But it’s mandatory that the hats have to look used. A well-known hat maker is also selling “pre-worn” cowboy hats.
Ever since John Stetson started turning beavers into hats, people have been wearing cowboy hats to convey the rough, tough image of a cowboy.
That’s why we have radio DJs, politicians and designers wearing cowboy hats – hence the saying “all hat, no cattle.” But a real cowboy is not measured by the plumage or X’s in his hat but by the sweat and dirt that have accumulated around the hat band over a life’s worth of work.
You know what I’m talking about. If you don’t see a nearly black band around the base of a work hat, you are probably dealing with a banker, lawyer, cosmetologist or country-western singer from New Jersey.
The problem for dudes is you have to work very hard to build up the sweat and dust into just the right mixture that marks you as a real cowboy.
Acquiring just the right patina can take years, and you can’t fake it, color it on with a Magic Marker, or cover it up with pheasant feathers, a dead rattlesnake or extra-wide hat band.

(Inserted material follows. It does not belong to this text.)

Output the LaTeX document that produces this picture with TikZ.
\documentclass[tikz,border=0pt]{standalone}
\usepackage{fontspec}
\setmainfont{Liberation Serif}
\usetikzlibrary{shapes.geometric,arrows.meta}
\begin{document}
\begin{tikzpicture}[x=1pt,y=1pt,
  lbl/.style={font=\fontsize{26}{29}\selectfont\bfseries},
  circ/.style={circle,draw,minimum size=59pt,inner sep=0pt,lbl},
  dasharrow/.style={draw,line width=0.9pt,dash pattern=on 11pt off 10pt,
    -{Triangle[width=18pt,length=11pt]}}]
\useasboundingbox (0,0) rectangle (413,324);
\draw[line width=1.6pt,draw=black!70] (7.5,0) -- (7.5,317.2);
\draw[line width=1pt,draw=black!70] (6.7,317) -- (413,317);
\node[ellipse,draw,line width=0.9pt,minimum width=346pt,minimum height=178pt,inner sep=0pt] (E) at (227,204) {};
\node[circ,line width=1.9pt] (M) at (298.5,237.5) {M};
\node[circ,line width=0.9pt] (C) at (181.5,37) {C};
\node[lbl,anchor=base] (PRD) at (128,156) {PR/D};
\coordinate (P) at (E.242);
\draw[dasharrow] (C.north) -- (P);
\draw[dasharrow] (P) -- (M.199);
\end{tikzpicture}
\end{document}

Our hats are our war bonnets and our crowns, and the degree to which the sweat band is dark and dirty determines the hierarchy at the auction market cafe.

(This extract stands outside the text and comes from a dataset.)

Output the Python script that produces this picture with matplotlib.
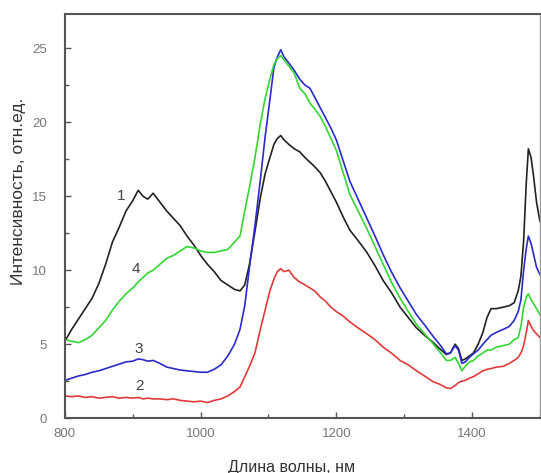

You see a sweat band that’s the color of old saddle leather, and it automatically commands our respect. You never throw a good old hat like that away but retire it instead to your very own Hat Hall of Fame.

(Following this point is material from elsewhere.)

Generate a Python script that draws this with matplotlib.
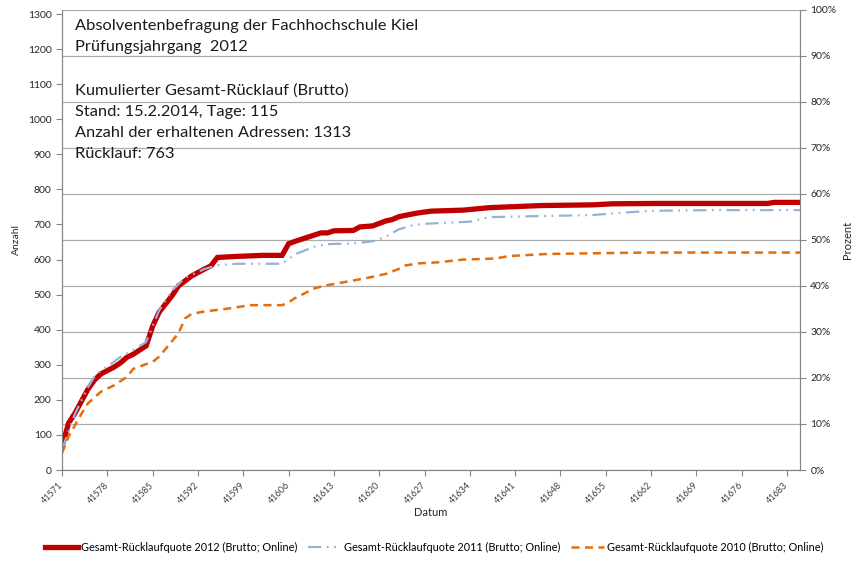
import matplotlib
matplotlib.use("Agg")
import matplotlib.pyplot as plt

# Excel-Datum des ersten Tages, Tage danach
START = 41571
ADRESSEN = 1313

tage_2012 = [0, 1, 2, 4, 5, 6, 8, 9, 10, 11, 13, 14, 15, 17, 18, 20, 22, 23, 24, 27,
             31, 34, 35, 36, 38, 40, 41, 42, 45, 46, 48, 50, 51, 52, 53, 55, 57, 62,
             66, 74, 82, 85, 92, 109, 110, 114]
anzahl_2012 = [66, 133, 162, 230, 256, 274, 293, 305, 321, 330, 354, 410, 450, 497, 525,
               553, 573, 582, 606, 609, 612, 612, 645, 652, 664, 676, 676, 682, 683, 693,
               696, 710, 714, 722, 726, 733, 738, 741, 748, 754, 756, 759, 760, 760, 763, 763]

tage_2011 = [0, 1, 2, 4, 5, 6, 7, 9, 11, 13, 14, 15, 17, 19, 22, 24, 27, 34, 36, 39,
             41, 45, 48, 50, 52, 54, 56, 63, 66, 82, 86, 91, 100, 114]
anzahl_2011 = [58, 110, 160, 236, 266, 284, 295, 322, 342, 365, 410, 455, 512, 548, 573,
               584, 588, 588, 615, 637, 644, 646, 652, 665, 686, 697, 702, 708, 721, 727,
               733, 739, 741, 741]

tage_2010 = [0, 1, 3, 4, 6, 8, 10, 11, 13, 14, 15, 16, 18, 19, 20, 22, 26, 29, 34, 35,
             36, 39, 41, 44, 47, 50, 52, 53, 55, 58, 62, 67, 69, 75, 90, 114]
anzahl_2010 = [48, 95, 160, 190, 223, 241, 265, 288, 302, 308, 323, 345, 390, 432, 445,
               452, 461, 470, 470, 478, 490, 518, 527, 537, 547, 559, 573, 583, 589, 592,
               600, 603, 610, 616, 620, 620]

labels = ["Gesamt-Rücklaufquote 2012 (Brutto; Online)",
          "Gesamt-Rücklaufquote 2011 (Brutto; Online)",
          "Gesamt-Rücklaufquote 2010 (Brutto; Online)"]

info = ["Absolventenbefragung der Fachhochschule Kiel",
        "Prüfungsjahrgang  2012",
        "Kumulierter Gesamt-Rücklauf (Brutto)",
        "Stand: 15.2.2014, Tage: 115",
        "Anzahl der erhaltenen Adressen: 1313",
        "Rücklauf: 763"]
info_y = [30, 51, 95, 116, 137, 158]   # Grundlinien in Pixel von oben

plt.rcParams['font.family'] = ['Lato', 'DejaVu Sans']
W, H = 862, 568
fig = plt.figure(figsize=(W / 100, H / 100), dpi=100)
ax = fig.add_axes([62 / W, 1 - 470 / H, 738 / W, 460.5 / H])
ax2 = ax.twinx()
ax.set_zorder(ax2.get_zorder() + 1)
ax.patch.set_visible(False)

gray = '#868686'
txt = '#262626'

x12 = [START + t for t in tage_2012]
x11 = [START + t for t in tage_2011]
x10 = [START + t for t in tage_2010]
l1, = ax.plot(x12, anzahl_2012, color='#C00000', lw=3.8, solid_joinstyle='miter',
              label=labels[0])
l2, = ax.plot(x11, anzahl_2011, color='#95B3D7', lw=1.6,
              dashes=(6, 2.5, 0.8, 2.5, 0.8, 2.5), label=labels[1])
l3, = ax.plot(x10, anzahl_2010, color='#E46C0A', lw=1.8, dashes=(3.2, 2.2),
              label=labels[2])

ax.set_xlim(START, START + 114)
ax.set_ylim(0, ADRESSEN)
ax.set_yticks(range(0, 1301, 100))
ax.set_xticks(range(START, START + 113, 7))
ax.set_xticklabels([str(v) for v in range(START, START + 113, 7)], rotation=45,
                   ha='right', va='center', rotation_mode='anchor')

ax2.set_ylim(0, 1)
ax2.set_yticks([i / 10 for i in range(11)])
ax2.set_yticklabels([f"{i * 10}%" for i in range(11)])
ax2.grid(True, axis='y', color='#ADADAD', lw=0.9)

for a in (ax, ax2):
    for s in a.spines.values():
        s.set_color(gray)
    a.spines['top'].set_visible(False)
    a.tick_params(colors=gray, labelcolor=txt, labelsize=7.5, length=4, width=0.8)
ax.tick_params(axis='x', labelsize=6.5, pad=6, labelcolor='#404040')

ax.set_ylabel("Anzahl", fontsize=7.5, color=txt, labelpad=5)
ax2.set_ylabel("Prozent", fontsize=8, color=txt, labelpad=4)
ax.set_xlabel("Datum", fontsize=8, color=txt, labelpad=1)

for s, y in zip(info, info_y):
    fig.text(75 / W, 1 - y / H, s, fontsize=11.8, color='#1a1a1a', va='baseline')

fig.legend(handles=[l1, l2, l3], loc='center', bbox_to_anchor=(0.504, 1 - 547 / H),
           ncol=3, frameon=False, fontsize=7.8, handlelength=3, columnspacing=1.0,
           handletextpad=0.3)

fig.savefig("out.png", dpi=100)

It’s very important to save hats like that for posterity. My grandpa was a hard worker, but I have several of his old Stetsons, and I am ashamed to admit that judging by the appearance of just those hats you might think he didn’t exert himself all that much. You certainly don’t want the same thing said about you, do you?
I wouldn’t expect women to understand because it’s a manly thing, but believe me, when you ask your husband to wear his new hat instead of his work hat to church, or out to eat at a nice restaurant, it’s like you are asking him to leave his masculinity at home.
The best comparison I can think of is when women try to wear the highest heels, put the most rings on their fingers or grow their painted toenails the longest.
Now do you understand?
Still no? Okay, look at it this way. I’m sure you understand the principle of the alpha dog and how each one tries to make water higher up on a post to show their dominance.
Haven’t we all seen a Dachshund contort itself trying to “outman” a German Shepherd? Well, it works the same way with hats, only we size each other up by looking at the well-worn-ness of their lid. This also explains why we rarely take our hats off: because we feel naked without them. It’s who we are. It’s our identity.
Some girly-men take the easy way out by always wearing a straw hat because a good sweat line is much easier to build up in a cheap straw hat than it is a good felt hat with a thick inner hat band. But real cowboys know a phony when they see one.
By the way, the same rules apply when we switch to wearing a ball cap for more formal situations. Look at any freebie cap and you’ll see from three to eight stitch lines around the bill.
I have seen guys actually count the number of stitch lines they got their sweat line to. I would never do that – and I hate to brag – but in high school when I sheared sheep, I got my sweat line all the way out to the rim of the cap. I really must say, it was the high-water mark of my workaholic life.
I get misty-eyed when I think what a hat like that might be worth on today’s market to some sissy gynecologist who wants to display his manhood when he goes on a week-long trail ride with his urbane buddies who, like him, are too lazy to collect their own dirty sweat.